私のスタジオは、本、自然物、旅の記念品など、インスピレーションを刺激する物で溢れています。お気に入りの物に囲まれていると、それだけで心が満たされます。
特に、木製の仏像があるリラックススペースは、日々の生活の中に小さな喜びと心の平穏をもたらしてくれる、私にとって特別な場所です。
――結婚、出産、愛犬との生活など、ご自身の人生も多くの大きな変化を経験されていますね。今後の展望や挑戦したいことはありますか?
これから挑戦したいことは、アートを通じて、子供から大人まで幅広い年代の人々に「マインドフルネスの大切さ」を分かりやすく伝えることです。
私自身、マインドフルネス瞑想に出会ったのは少し遅かったのですが、本来の自分を取り戻すための大切なきっかけとなりました。些細なことのように見えても、その効果は絶大です。人生において、これは不可欠なスキルだと感じています。
そのため、私はマインドフルネス瞑想の指導者資格を取得しましたし、これからもスタジオMimochaiのクリエイティブな活動に、少しずつ取り入れていこうと考えています。

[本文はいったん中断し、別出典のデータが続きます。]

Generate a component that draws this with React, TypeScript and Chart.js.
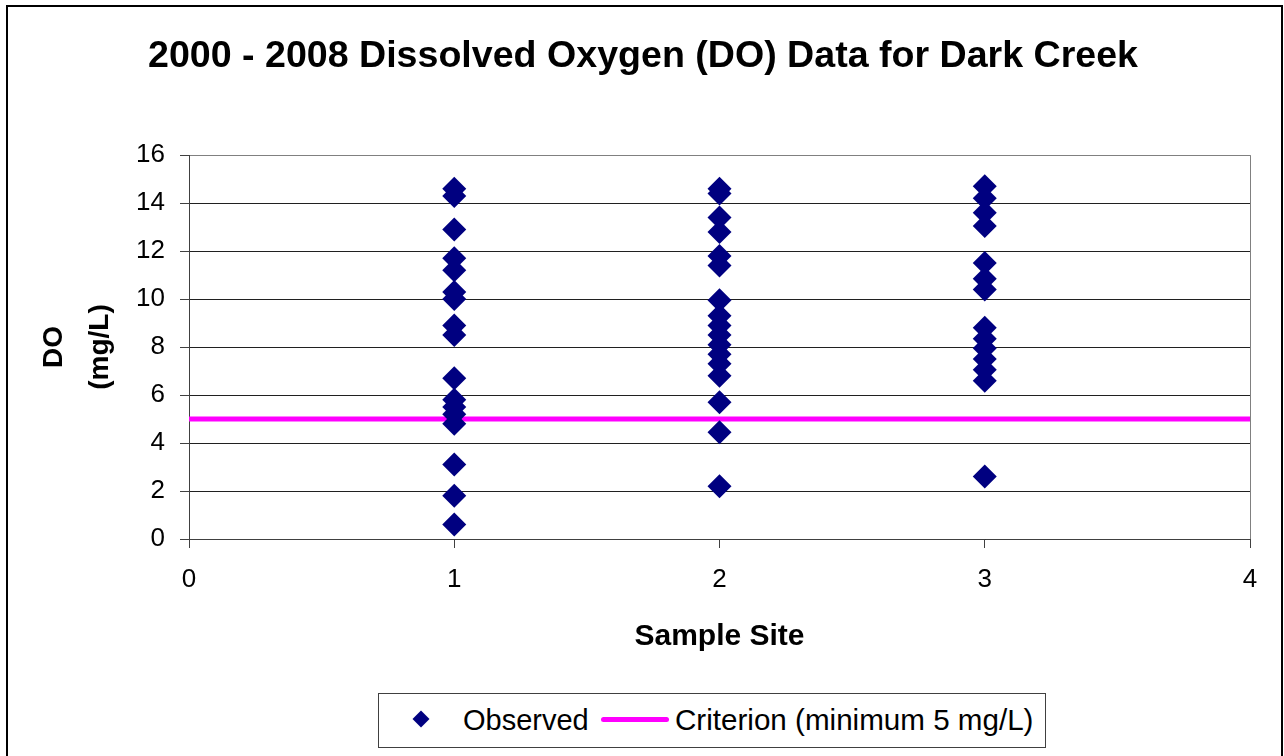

新しい家族が増え、私自身のライフスタイルも大きく変わりました。しかし、身近に大切な人ができたからこそ、日々のささやかな幸せや出来事を、これまで以上に大切にしていきたいなと思っています。
ミミ・チャオ(Mimi Chao)
ロサンゼルスを拠点とするインディペンデントなクリエイティブスタジオ、Mimochaiを手がけるアーティスト。絵本作家兼イラストレーターであり、認定マインドフルネス瞑想の指導者でもある。自分の心の声を聞き、本当の自分を知る方法を絵のクラスやオンラインの講座を通して伝えている。現在は夫と息子、そしてチャウチャウ犬のEmberとともにロサンゼルスで暮らしている。